• _The exercise_
Set the data down again, exactly as it reads, but without the pictures.

• _Source excerpt_

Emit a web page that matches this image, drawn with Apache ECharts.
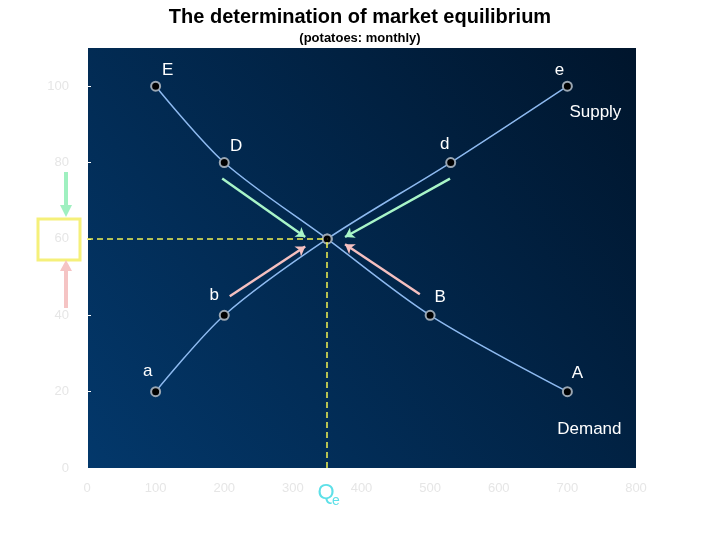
<!DOCTYPE html>
<html><head><meta charset="utf-8">
<script src="https://cdn.jsdelivr.net/npm/echarts@6/dist/echarts.min.js"></script>
<style>body{margin:0}#c{width:720px;height:540px}</style></head>
<body><div id="c"></div>
<script>
const demandQ = [100, 200, 350, 500, 700];
const demandP = [100, 80, 60, 40, 20];
const supplyQ = [100, 200, 350, 530, 700];
const supplyP = [20, 40, 60, 80, 100];
const xTicks = [0, 100, 200, 300, 400, 500, 600, 700, 800];
const yTicks = [0, 20, 40, 60, 80, 100];
const eqQ = 350, eqP = 60;
const pointLabels = [
  {t:'E', c:[100,100], dx:12, dy:-16}, {t:'D', c:[200,80], dx:12, dy:-16},
  {t:'B', c:[500,40], dx:10, dy:-18}, {t:'A', c:[700,20], dx:10, dy:-18},
  {t:'Demand', c:[700,20], dx:22, dy:38},
  {t:'a', c:[100,20], dx:-8, dy:-20}, {t:'b', c:[200,40], dx:-10, dy:-20},
  {t:'d', c:[530,80], dx:-6, dy:-18}, {t:'e', c:[700,100], dx:-8, dy:-16},
  {t:'Supply', c:[700,100], dx:28, dy:26}
];
const chart = echarts.init(document.getElementById('c'));
const curve = (q, p) => q.map((v, i) => [v, p[i]]);
const arrow = (a, b, col) => [{coord:a, lineStyle:{color:col, width:2.5, type:'solid'}, symbol:'none'}, {coord:b, symbol:'arrow'}];
const baseGraphic = [
  {type:'rect', shape:{x:38,y:219,width:42,height:41}, style:{fill:'none', stroke:'#f5f07a', lineWidth:3}},
  {type:'line', shape:{x1:66,y1:172,x2:66,y2:207}, style:{stroke:'#9ff0c0', lineWidth:4}},
  {type:'polygon', shape:{points:[[60,205],[72,205],[66,217]]}, style:{fill:'#9ff0c0'}},
  {type:'line', shape:{x1:66,y1:308,x2:66,y2:270}, style:{stroke:'#f5c4c4', lineWidth:4}},
  {type:'polygon', shape:{points:[[60,271],[72,271],[66,260]]}, style:{fill:'#f5c4c4'}},
  {type:'text', x:326, y:493, style:{text:'Q', fill:'#5ee0e8', font:'22px Liberation Sans', align:'center', verticalAlign:'middle'}},
  {type:'text', x:336, y:501, style:{text:'e', fill:'#5ee0e8', font:'14px Liberation Sans', align:'center', verticalAlign:'middle'}}
];
chart.setOption({
  animation:false,
  backgroundColor:'#ffffff',
  title:[{text:'The determination of market equilibrium', left:'center', top:2, textStyle:{fontFamily:'Liberation Sans', fontSize:20, fontWeight:'bold', color:'#000'}},
         {text:'(potatoes: monthly)', left:'center', top:27, textStyle:{fontFamily:'Liberation Sans', fontSize:13, fontWeight:'bold', color:'#000'}}],
  grid:{left:87, right:84, top:48, bottom:72, show:true, borderWidth:0,
    backgroundColor:new echarts.graphic.LinearGradient(0,1,1,0,[{offset:0,color:'#03386b'},{offset:1,color:'#00152c'}])},
  xAxis:{type:'value', min:0, max:800, interval:100,
    axisLine:{show:true, lineStyle:{color:'#fff'}}, axisTick:{show:false}, splitLine:{show:false},
    axisLabel:{color:'#e6e6e6', fontSize:13, margin:14, formatter:v=>xTicks.includes(v)?String(v):''}},
  yAxis:{type:'value', min:0, max:110, interval:20,
    axisLine:{show:true, lineStyle:{color:'#fff', width:2}}, axisTick:{show:true, length:4, inside:true, lineStyle:{color:'#fff'}}, splitLine:{show:false},
    axisLabel:{color:'#e6e6e6', fontSize:13, margin:18, showMaxLabel:false, formatter:v=>yTicks.includes(v)?String(v):''}},
  series:[
    {type:'line', data:curve(demandQ, demandP), smooth:0.3, symbol:'circle', symbolSize:9,
      lineStyle:{color:'#8db9ef', width:1.5}, itemStyle:{color:'#000', borderColor:'#9aa6b2', borderWidth:2}, z:3,
      markLine:{silent:true, symbol:['none','arrow'], symbolSize:9, label:{show:false},
        data:[
          arrow([197,75.8],[318,60.5],'#a8f5c8'),
          arrow([529,75.8],[376,60.5],'#a8f5c8'),
          arrow([208,45],[318,58],'#f5c0c0'),
          arrow([485,45.5],[376,58.6],'#f5c0c0')
        ]}},
    {type:'line', data:curve(supplyQ, supplyP), smooth:0.3, symbol:'circle', symbolSize:9,
      lineStyle:{color:'#8db9ef', width:1.5}, itemStyle:{color:'#000', borderColor:'#9aa6b2', borderWidth:2}, z:3,
      markLine:{silent:true, symbol:['none','none'], label:{show:false},
        data:[
          [{coord:[0,eqP], lineStyle:{color:'#f2f250', type:[6,4], width:1.5}}, {coord:[eqQ,eqP]}],
          [{coord:[eqQ,0], lineStyle:{color:'#f2f250', type:[6,4], width:1.5}}, {coord:[eqQ,eqP]}]
        ]}}
  ],
  graphic:baseGraphic
});
const extra = pointLabels.map(l => {
  const p = chart.convertToPixel({gridIndex:0}, l.c);
  return {type:'text', x:p[0]+l.dx, y:p[1]+l.dy, style:{text:l.t, fill:'#ffffff', font:'17px Liberation Sans', align:'center', verticalAlign:'middle'}};
});
chart.setOption({graphic: baseGraphic.concat(extra)}, {replaceMerge:['graphic']});
</script></body></html>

• _Reply to the exercise_
Emit a web page that matches this image, drawn with Apache ECharts.
<!DOCTYPE html>
<html><head><meta charset="utf-8">
<script src="https://cdn.jsdelivr.net/npm/echarts@6/dist/echarts.min.js"></script>
<style>body{margin:0}#c{width:720px;height:540px}</style></head>
<body><div id="c"></div>
<script>
const demandQ = [100, 200, 350, 500, 700];
const demandP = [100, 80, 60, 40, 20];
const supplyQ = [100, 200, 350, 530, 700];
const supplyP = [20, 40, 60, 80, 100];
const xTicks = [0, 100, 200, 300, 400, 500, 600, 700, 800];
const yTicks = [0, 20, 40, 60, 80, 100];
const eqQ = 350, eqP = 60;
const pointLabels = [
  {t:'E', c:[100,100], dx:12, dy:-16}, {t:'D', c:[200,80], dx:12, dy:-16},
  {t:'B', c:[500,40], dx:10, dy:-18}, {t:'A', c:[700,20], dx:10, dy:-18},
  {t:'Demand', c:[700,20], dx:22, dy:38},
  {t:'a', c:[100,20], dx:-8, dy:-20}, {t:'b', c:[200,40], dx:-10, dy:-20},
  {t:'d', c:[530,80], dx:-6, dy:-18}, {t:'e', c:[700,100], dx:-8, dy:-16},
  {t:'Supply', c:[700,100], dx:28, dy:26}
];
const chart = echarts.init(document.getElementById('c'));
const curve = (q, p) => q.map((v, i) => [v, p[i]]);
const arrow = (a, b, col) => [{coord:a, lineStyle:{color:col, width:2.5, type:'solid'}, symbol:'none'}, {coord:b, symbol:'arrow'}];
const baseGraphic = [
  {type:'rect', shape:{x:38,y:219,width:42,height:41}, style:{fill:'none', stroke:'#f5f07a', lineWidth:3}},
  {type:'line', shape:{x1:66,y1:172,x2:66,y2:207}, style:{stroke:'#9ff0c0', lineWidth:4}},
  {type:'polygon', shape:{points:[[60,205],[72,205],[66,217]]}, style:{fill:'#9ff0c0'}},
  {type:'line', shape:{x1:66,y1:308,x2:66,y2:270}, style:{stroke:'#f5c4c4', lineWidth:4}},
  {type:'polygon', shape:{points:[[60,271],[72,271],[66,260]]}, style:{fill:'#f5c4c4'}},
  {type:'text', x:326, y:493, style:{text:'Q', fill:'#5ee0e8', font:'22px Liberation Sans', align:'center', verticalAlign:'middle'}},
  {type:'text', x:336, y:501, style:{text:'e', fill:'#5ee0e8', font:'14px Liberation Sans', align:'center', verticalAlign:'middle'}}
];
chart.setOption({
  animation:false,
  backgroundColor:'#ffffff',
  title:[{text:'The determination of market equilibrium', left:'center', top:2, textStyle:{fontFamily:'Liberation Sans', fontSize:20, fontWeight:'bold', color:'#000'}},
         {text:'(potatoes: monthly)', left:'center', top:27, textStyle:{fontFamily:'Liberation Sans', fontSize:13, fontWeight:'bold', color:'#000'}}],
  grid:{left:87, right:84, top:48, bottom:72, show:true, borderWidth:0,
    backgroundColor:new echarts.graphic.LinearGradient(0,1,1,0,[{offset:0,color:'#03386b'},{offset:1,color:'#00152c'}])},
  xAxis:{type:'value', min:0, max:800, interval:100,
    axisLine:{show:true, lineStyle:{color:'#fff'}}, axisTick:{show:false}, splitLine:{show:false},
    axisLabel:{color:'#e6e6e6', fontSize:13, margin:14, formatter:v=>xTicks.includes(v)?String(v):''}},
  yAxis:{type:'value', min:0, max:110, interval:20,
    axisLine:{show:true, lineStyle:{color:'#fff', width:2}}, axisTick:{show:true, length:4, inside:true, lineStyle:{color:'#fff'}}, splitLine:{show:false},
    axisLabel:{color:'#e6e6e6', fontSize:13, margin:18, showMaxLabel:false, formatter:v=>yTicks.includes(v)?String(v):''}},
  series:[
    {type:'line', data:curve(demandQ, demandP), smooth:0.3, symbol:'circle', symbolSize:9,
      lineStyle:{color:'#8db9ef', width:1.5}, itemStyle:{color:'#000', borderColor:'#9aa6b2', borderWidth:2}, z:3,
      markLine:{silent:true, symbol:['none','arrow'], symbolSize:9, label:{show:false},
        data:[
          arrow([197,75.8],[318,60.5],'#a8f5c8'),
          arrow([529,75.8],[376,60.5],'#a8f5c8'),
          arrow([208,45],[318,58],'#f5c0c0'),
          arrow([485,45.5],[376,58.6],'#f5c0c0')
        ]}},
    {type:'line', data:curve(supplyQ, supplyP), smooth:0.3, symbol:'circle', symbolSize:9,
      lineStyle:{color:'#8db9ef', width:1.5}, itemStyle:{color:'#000', borderColor:'#9aa6b2', borderWidth:2}, z:3,
      markLine:{silent:true, symbol:['none','none'], label:{show:false},
        data:[
          [{coord:[0,eqP], lineStyle:{color:'#f2f250', type:[6,4], width:1.5}}, {coord:[eqQ,eqP]}],
          [{coord:[eqQ,0], lineStyle:{color:'#f2f250', type:[6,4], width:1.5}}, {coord:[eqQ,eqP]}]
        ]}}
  ],
  graphic:baseGraphic
});
const extra = pointLabels.map(l => {
  const p = chart.convertToPixel({gridIndex:0}, l.c);
  return {type:'text', x:p[0]+l.dx, y:p[1]+l.dy, style:{text:l.t, fill:'#ffffff', font:'17px Liberation Sans', align:'center', verticalAlign:'middle'}};
});
chart.setOption({graphic: baseGraphic.concat(extra)}, {replaceMerge:['graphic']});
</script></body></html>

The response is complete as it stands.